La mobilisation du 25 novembre contre les violences faites aux femmes et aux filles revêt une dimension politique, juridique et sociale en faveur de l’effectivité d’une égalité certes proclamée mais trop souvent confisquée.
C’est aussi notre affaire de :
- sensibiliser, informer, être utile, alimenter la réflexion sur la place que les sociétés font aux femmes, interroger la mobilité et la place des femmes dans la ville et faire prendre conscience des enjeux ;
- connaître et évaluer les évolutions législatives et leur mise en œuvre dans les politiques publiques par des mesures nouvelles ;
- s’inscrire dans un travail en réseau avec les professionnel-les, les associations et les services de l’État ;
- transmettre les valeurs d’égalité et de respect.
Ce sont autant de défis en vue de faire reculer la « fatalité » de ce mal social.
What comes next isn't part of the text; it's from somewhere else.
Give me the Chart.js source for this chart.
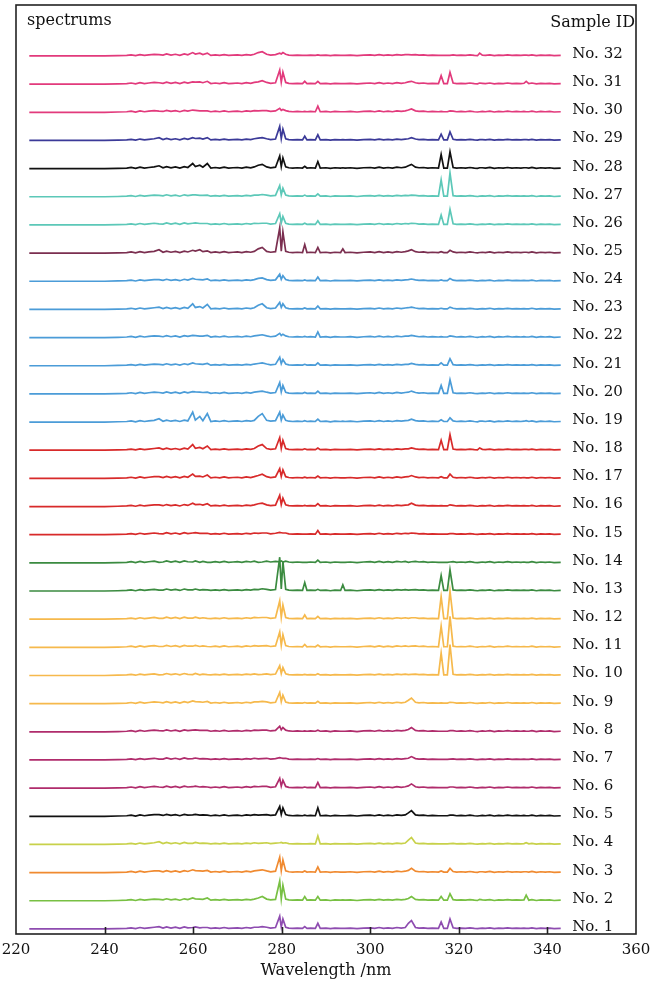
<!DOCTYPE html>
<html>
<head>
<meta charset="utf-8">
<script src="https://cdn.jsdelivr.net/npm/chart.js@4.4.1/dist/chart.umd.min.js"></script>
<style>
html,body{margin:0;padding:0;background:#fff;}
#wrap{width:652px;height:983px;position:relative;}
</style>
</head>
<body>
<div id="wrap"><canvas id="c" width="652" height="983"></canvas></div>
<script>
// ---------- DATA ----------
const sampleIds = ['No. 1','No. 2','No. 3','No. 4','No. 5','No. 6','No. 7','No. 8','No. 9','No. 10',
  'No. 11','No. 12','No. 13','No. 14','No. 15','No. 16','No. 17','No. 18','No. 19','No. 20',
  'No. 21','No. 22','No. 23','No. 24','No. 25','No. 26','No. 27','No. 28','No. 29','No. 30','No. 31','No. 32'];
const xTicks = [220, 240, 260, 280, 300, 320, 340, 360];

// background (continuum) sampling wavelengths and small texture values (shared)
const backgroundWl = [223, 240, 243, 245, 246, 247, 248, 249, 250, 251.2, 253.2, 254, 255, 256, 257, 258, 258.8, 260.5, 262.2,
  264, 265, 266, 267, 268, 269, 270, 271, 272, 273, 273.8, 276.6, 277.5, 278.6, 279.9, 280.9, 281.6, 282.5, 283.5, 284.7,
  285.7, 286.5, 287.6, 288.7, 290, 291, 292, 293.3, 294.3, 295.5, 297, 298.5, 300, 301, 302, 303, 304, 305, 306, 307,
  307.9, 310.2, 311, 312, 313, 314, 315.4, 316.6, 317.4, 318.7, 319.5, 320.5, 321.5, 322.5, 323.5, 324.2, 325.3, 326,
  327, 328, 329, 330, 331, 332, 333, 334, 334.7, 335.8, 336.5, 337.5, 338.5, 339.5, 340.5, 341.5, 343];
const backgroundLevel = [0, 0, 0.01, 0.02, 0.04, 0.01, 0.05, 0.02, 0.04, 0.06, 0.03, 0.07, 0.03, 0.06, 0.02, 0.07, 0.04, 0.07, 0.05,
  0.02, 0.04, 0.02, 0.05, 0.02, 0.03, 0.04, 0.02, 0.05, 0.03, 0.06, 0.06, 0.03, 0.05, 0.07, 0.06, 0.03, 0.02, 0.03, 0.02,
  0.02, 0.03, 0.02, 0.02, 0.03, 0.01, 0.03, 0.02, 0.02, 0.03, 0.01, 0.03, 0.04, 0.02, 0.05, 0.02, 0.04, 0.02, 0.05, 0.03,
  0.05, 0.05, 0.03, 0.04, 0.02, 0.03, 0.02, 0.02, 0.02, 0.04, 0.02, 0.03, 0.02, 0.04, 0.02, 0.01, 0.03, 0.02,
  0.04, 0.01, 0.03, 0.02, 0.04, 0.02, 0.03, 0.02, 0.03, 0.02, 0.04, 0.01, 0.03, 0.02, 0.03, 0.01, 0.02, 0];

// emission line wavelengths (nm)
const lineWl = [252.3, 259.9, 261.5, 263.2, 274.7, 275.6, 279.55, 280.27, 285.2, 288.16, 293.8, 308.6, 309.3, 316.0, 318.0, 324.7, 335.2];

// line heights per sample (in units of the vertical offset between spectra)
const no1  = [0.08,0.05,0.04,0.05,0.06,0.08,0.45,0.35,0.08,0.20,0.02,0.20,0.30,0.25,0.35,0.02,0.02];
const no2  = [0.05,0.10,0.06,0.10,0.10,0.15,0.70,0.55,0.15,0.15,0.03,0.08,0.15,0.15,0.25,0.05,0.20];
const no3  = [0.06,0.10,0.06,0.08,0.08,0.10,0.55,0.45,0.06,0.20,0.02,0.08,0.15,0.06,0.15,0.03,0.03];
const no4  = [0.10,0.04,0.04,0.04,0.04,0.05,0.06,0.05,0.02,0.30,0.02,0.15,0.25,0.02,0.03,0.02,0.06];
const no5  = [0.06,0.05,0.04,0.04,0.04,0.05,0.35,0.30,0.04,0.30,0.02,0.12,0.20,0.02,0.04,0.02,0.02];
const no6  = [0.04,0.05,0.04,0.04,0.05,0.06,0.35,0.28,0.04,0.20,0.02,0.08,0.15,0.02,0.04,0.02,0.02];
const no7  = [0.03,0.05,0.04,0.04,0.04,0.05,0.08,0.06,0.02,0.05,0.02,0.06,0.12,0.02,0.03,0.02,0.02];
const no8  = [0.04,0.06,0.05,0.05,0.05,0.06,0.20,0.15,0.03,0.06,0.02,0.08,0.15,0.02,0.04,0.02,0.02];
const no9  = [0.05,0.10,0.06,0.08,0.06,0.08,0.40,0.30,0.04,0.08,0.02,0.12,0.20,0.03,0.05,0.02,0.02];
const no10 = [0.02,0.03,0.02,0.03,0.03,0.04,0.35,0.28,0.04,0.06,0.02,0.03,0.04,0.80,1.10,0.02,0.02];
const no11 = [0.03,0.04,0.03,0.03,0.04,0.05,0.55,0.45,0.10,0.08,0.02,0.03,0.04,0.75,1.10,0.02,0.02];
const no12 = [0.03,0.04,0.03,0.03,0.05,0.06,0.65,0.50,0.15,0.10,0.03,0.03,0.05,0.80,1.00,0.02,0.02];
const no13 = [0.03,0.04,0.03,0.04,0.05,0.08,1.20,1.05,0.30,0.06,0.22,0.03,0.04,0.55,0.75,0.02,0.02];
const no14 = [0.02,0.03,0.02,0.02,0.02,0.03,0.04,0.03,0.02,0.10,0.02,0.02,0.04,0.02,0.03,0.02,0.02];
const no15 = [0.04,0.06,0.05,0.05,0.05,0.06,0.08,0.06,0.02,0.15,0.02,0.04,0.06,0.02,0.04,0.02,0.02];
const no16 = [0.06,0.12,0.08,0.10,0.10,0.12,0.40,0.30,0.04,0.10,0.02,0.06,0.12,0.03,0.06,0.02,0.02];
const no17 = [0.06,0.15,0.08,0.12,0.10,0.15,0.35,0.30,0.04,0.08,0.02,0.06,0.10,0.06,0.15,0.02,0.02];
const no18 = [0.08,0.20,0.10,0.15,0.15,0.20,0.45,0.35,0.05,0.08,0.02,0.05,0.08,0.35,0.55,0.08,0.03];
const no19 = [0.12,0.35,0.20,0.30,0.20,0.30,0.35,0.25,0.05,0.10,0.03,0.06,0.10,0.08,0.15,0.03,0.05];
const no20 = [0.05,0.08,0.06,0.06,0.08,0.10,0.40,0.30,0.05,0.10,0.02,0.06,0.10,0.30,0.50,0.02,0.02];
const no21 = [0.05,0.10,0.06,0.08,0.08,0.10,0.30,0.22,0.05,0.10,0.02,0.05,0.08,0.10,0.25,0.02,0.02];
const no22 = [0.05,0.08,0.05,0.08,0.08,0.10,0.15,0.12,0.04,0.20,0.02,0.05,0.08,0.03,0.06,0.02,0.02];
const no23 = [0.08,0.20,0.10,0.18,0.15,0.20,0.25,0.20,0.05,0.12,0.02,0.06,0.08,0.04,0.08,0.02,0.02];
const no24 = [0.06,0.10,0.06,0.08,0.10,0.12,0.25,0.20,0.05,0.15,0.02,0.06,0.08,0.05,0.10,0.02,0.02];
const no25 = [0.12,0.10,0.12,0.08,0.15,0.20,0.90,0.75,0.30,0.20,0.15,0.08,0.12,0.05,0.10,0.02,0.03];
const no26 = [0.04,0.06,0.05,0.05,0.05,0.06,0.40,0.30,0.06,0.15,0.02,0.04,0.06,0.35,0.55,0.02,0.02];
const no27 = [0.05,0.07,0.05,0.06,0.06,0.08,0.40,0.30,0.06,0.10,0.02,0.04,0.06,0.60,0.85,0.02,0.02];
const no28 = [0.10,0.18,0.12,0.18,0.12,0.15,0.45,0.38,0.08,0.25,0.03,0.10,0.15,0.50,0.60,0.03,0.03];
const no29 = [0.10,0.10,0.08,0.10,0.08,0.10,0.50,0.40,0.15,0.20,0.03,0.06,0.10,0.22,0.30,0.03,0.03];
const no30 = [0.04,0.08,0.05,0.05,0.05,0.06,0.14,0.10,0.03,0.22,0.02,0.08,0.12,0.03,0.05,0.02,0.02];
const no31 = [0.05,0.08,0.08,0.10,0.08,0.12,0.50,0.42,0.10,0.10,0.02,0.08,0.10,0.30,0.42,0.04,0.10];
const no32 = [0.05,0.12,0.10,0.10,0.12,0.15,0.10,0.12,0.02,0.04,0.02,0.05,0.04,0.02,0.02,0.10,0.03];

const sampleLines = [no1,no2,no3,no4,no5,no6,no7,no8,no9,no10,no11,no12,no13,no14,no15,no16,
  no17,no18,no19,no20,no21,no22,no23,no24,no25,no26,no27,no28,no29,no30,no31,no32];

// ---------- STYLE ----------
const sampleColors = ['#8e4cb0','#78c043','#f08a30','#c8d14a','#111111','#b02c6c','#b02c6c','#b02c6c',
  '#f6b94c','#f6b94c','#f6b94c','#f6b94c','#3b8b40','#3b8b40','#d82a2a','#d82a2a','#d82a2a','#d82a2a',
  '#4b9cd8','#4b9cd8','#4b9cd8','#4b9cd8','#4b9cd8','#4b9cd8','#7b2f50','#5cc8b8','#5cc8b8','#111111',
  '#3b3a98','#e23a7c','#e23a7c','#e23a7c'];
const FONT = '"DejaVu Serif", serif';
const labelWl = 345.6;

// ---------- BUILD ----------
const datasets = sampleLines.map((heights, i) => {
  const pts = [];
  backgroundWl.forEach((w, k) => pts.push({x: w, y: i + backgroundLevel[k]}));
  lineWl.forEach((w, k) => pts.push({x: w, y: i + heights[k]}));
  pts.sort((a, b) => a.x - b.x);
  return {
    label: sampleIds[i],
    data: pts,
    borderColor: sampleColors[i],
    borderWidth: 1.7,
    pointRadius: 0,
    tension: 0,
    fill: false
  };
});

const overlay = {
  id: 'overlay',
  afterDraw(chart) {
    const {ctx, chartArea: a, scales: {x, y}} = chart;
    ctx.save();
    ctx.strokeStyle = '#222';
    ctx.lineWidth = 1.6;
    ctx.strokeRect(a.left, a.top, a.right - a.left, a.bottom - a.top);
    xTicks.forEach(v => {
      if (v > x.min && v < x.max) {
        const px = Math.round(x.getPixelForValue(v)) + 0.5;
        ctx.beginPath();
        ctx.moveTo(px, a.bottom);
        ctx.lineTo(px, a.bottom - 7);
        ctx.stroke();
      }
    });
    ctx.fillStyle = '#111';
    ctx.font = '15px ' + FONT;
    ctx.textBaseline = 'middle';
    ctx.textAlign = 'left';
    sampleIds.forEach((s, i) => {
      ctx.fillText(s, x.getPixelForValue(labelWl), y.getPixelForValue(i) - 2);
    });
    ctx.font = '16px ' + FONT;
    ctx.fillText('spectrums', a.left + 11, a.top + 16);
    ctx.textAlign = 'right';
    ctx.fillText('Sample ID', a.right - 1, a.top + 18);
    ctx.restore();
  }
};

Chart.defaults.font.family = FONT;
Chart.defaults.color = '#111';

new Chart(document.getElementById('c'), {
  type: 'line',
  data: {datasets},
  options: {
    responsive: false,
    animation: false,
    events: [],
    layout: {padding: {left: 16, right: 16, top: 5, bottom: 3}},
    plugins: {legend: {display: false}, tooltip: {enabled: false}},
    scales: {
      x: {
        type: 'linear',
        min: 220, max: 360,
        afterBuildTicks: s => { s.ticks = xTicks.map(v => ({value: v})); },
        afterFit: s => { s.paddingLeft = 0; s.paddingRight = 0; s.paddingTop = 0; s.paddingBottom = 0; s.height = 46; },
        grid: {display: false, drawTicks: false, tickLength: 0},
        border: {display: false},
        ticks: {font: {size: 15, family: FONT}, color: '#111', padding: 7, maxRotation: 0, autoSkip: false},
        title: {display: true, text: 'Wavelength /nm', font: {size: 16, family: FONT}, color: '#111', padding: {top: 0, bottom: 0}}
      },
      y: {
        type: 'linear',
        display: false,
        min: -0.18, max: 32.81
      }
    }
  },
  plugins: [overlay]
});
</script>
</body>
</html>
Et c’est l’affaire de toutes et de tous que de faire avancer l’égalité réelle entre les femmes et les hommes.
2- L’Institut national d’études démographiques (Ined) a réalisé en 2015, une enquête quantitative. Enquête VIRAGE, première partie publiée en 2016 (Violences et rapports de genre : contextes et conséquences des violences subies par les femmes et par les hommes) portant sur les violences subies par les femmes et par les hommes. Elle a pour objectif de saisir les multiples formes de la violence et de l’aborder dans une perspective de genre : les différences d’expérience et de trajectoire des femmes et des hommes, les différentes manières d’être une femme ou un homme sont des aspects centraux de l’enquête.
Introduction au débat du Comité central de la LDH du 4 novembre 2017.